Hundreds of mourners assembled for the low-key event, which was initially intended to be a private family ceremony.

Many wore white Mugabe-emblazoned T-shirts with the slogans “Founding father”, “Liberator” and “Torch bearer”. Some were singing and dancing, while others sat quietly under two white tents set up for the occasion.

Mugabe’s widow Grace and his children accompanied the casket – draped in Zimbabwe’s green, yellow, red and black flag.

White flower installations spelt out the words “Dad” and “Baba”, meaning “father” in the local Shona language.

“This is a man who made use of the gifts he was given by God,” said the priest who presided over the funeral. “This man was an asset, he was not a liability.”

No senior government officials were among the audience, including President Emmerson Mnangagwa, a once-trusted deputy who helped remove Mugabe from power in 2017.

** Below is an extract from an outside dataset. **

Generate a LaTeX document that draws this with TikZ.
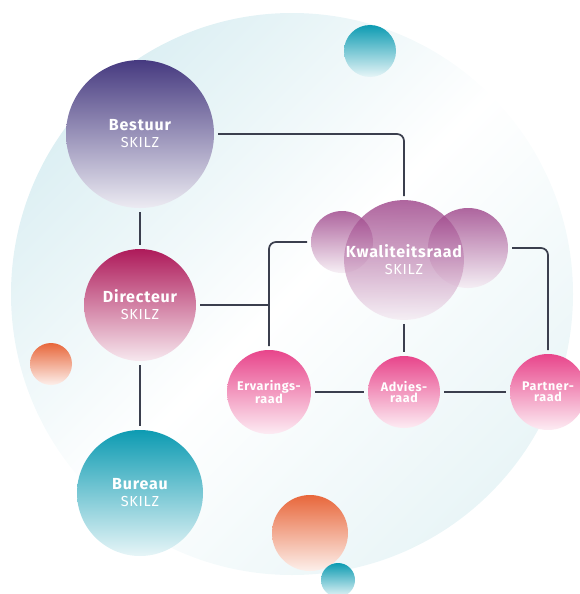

Mugabe’s family had earlier agreed to a government request to bury him at a shrine in the capital, Harare, but only after a hilltop mausoleum was built to set him apart from former comrades.

But the government on Thursday abruptly announced the family had changed its mind.

On Thursday evening, the remains of the country’s founding father were moved from his house in Harare, with police and military vehicles escorting them to Kutama, some 90 kilometres (55 miles) further west.

It was the second time Mugabe’s body made its way back to Kutama village in Zvimba district. When the body was first taken home last week for the public to pay their last respects, it was airlifted by a military helicopter.